A message from the cutter Itasca, stationed in the vicinity of the island in the mid-Pacific, said:

“Earhart unreported at Howland at 7 P.M. [E.D.T.]. Believe down shortly after 5 P.M. Am searching probable area and will continue.”

Author Mendelsohn imagines the other side of story, as Amelia Earhart and navigator Fred Noonan transition from pioneers of the sky, to survivors on a tiny Pacific atoll.

“It went very quickly, those first few days. They got out of the plane, and together looked around and tried to make sense of their surroundings. Then all of a sudden, as if part of the choreography of a dream, they set about performing the necessary rituals of survival.

They check the radio, which picks up nothing, and the fuel tank, which is low but not empty, and they confirm their worst suspicions – that they have no idea where they are…They build a fire on the beach to attract attention. They know that a search will have already begun.”

It’s not too long before Earhart spots a plane.

“In the morning I see a speck appear on the horizon, a black spot the size of an insect.

The point of blackness, which at first appears to be nothing more than a gnat, keeps coming closer, heading directly toward the island, and I tell myself that it must be a figment of my imagination. But after two minutes, it assumes the form of a plane to such perfection that I need a moment to recognize what it is…At first I take off my scarf and gesticulate furiously, but as the plane appears to lose altitude, I begin to relax and wave it calmly, welcoming it ashore. Everything about this plane conveys purpose and assurance, as if it had been designed solely to rescue us. I find the promise of its shape more beautiful than anything I have ever seen, but strangely lost to me, although I don’t understand why until it comes closer and I am able to determine that despite my wish it is not coming toward the island at all. It looked as if it were heading directly at me, but as I watch it grow larger I see it pass overhead, high above, too far to see me as I desperately shake my scarf. It circles once – for an instant I image that it is heading toward the water and I think I can make out black pontoons for landing – and then it makes a wide turn, points back to the mysterious place from whence it has come, and flies away. It hasn’t seen me at all.”

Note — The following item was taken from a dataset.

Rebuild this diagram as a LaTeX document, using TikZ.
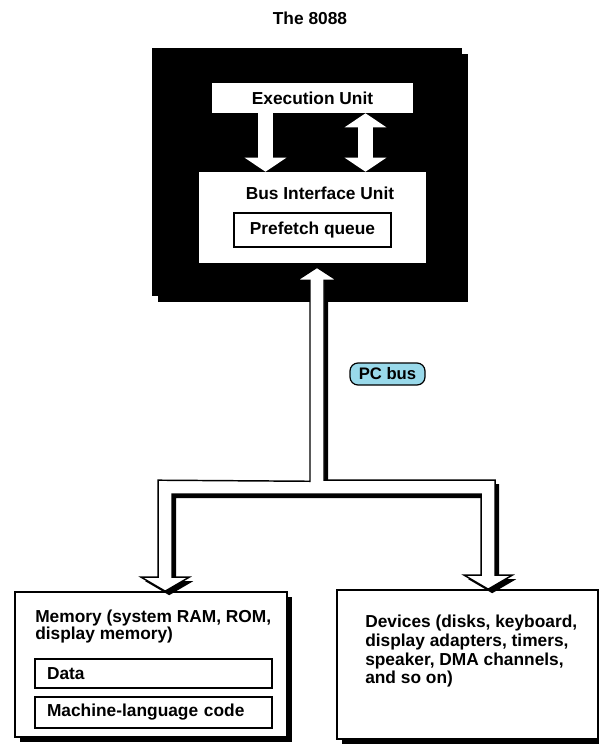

The mystery of Earhart’s disappearance continues to arouse interest as researchers continue to search for a remnant of the missing plane. Mendelsohn’s narrative offers the reader an alternative history, employing beautiful prose to recreate a time when “Planes used to be vehicles for dreaming…As soon as you saw a plane, you started dreaming. It was a thrill just to catch a glimpse of one. “

In 2012 Jane Mendelsohn revisited the subject of her 1996 novel in an Op-Ed for The New York Times.

“We still wonder what happened to Amelia Earhart — perhaps soon we may even find out — but do we know what to do with her? Do we know how to make not just her mysterious disappearance but also her miraculous life relevant and inspiring to our global society? And could she matter across the globe, that ball around which she tried to fly that feels so much smaller today but is in fact exactly the same size it was then?

Historically, one thing America has been good at is offering inspiration. We haven’t been doing a brilliant job of it lately, but in Amelia Earhart we have something, someone, to offer the 21st century: a heroine. She was a leader, not a passive bystander. She was strong, not a victim. And she was not born into a rich family, as were many other women pilots of her day, but was lifted up by her own accomplishments. In other words, she gives us good shoes to fill.”

On this weekend, when we celebrate our nation’s independence, read ‘I Was Amelia Earhart’ and discover why her life still inspires.

“Amelia Earhart can be a beacon for our country and for women and men around the globe because everyone, each of us, needs to be “aware of the hazards” and accept “the inevitable risks.”… Earhart’s mystery endures because of who she was as a person, the pilot of her own destiny, mistakes, failures and dreams, reachable and unreachable. She still beckons.”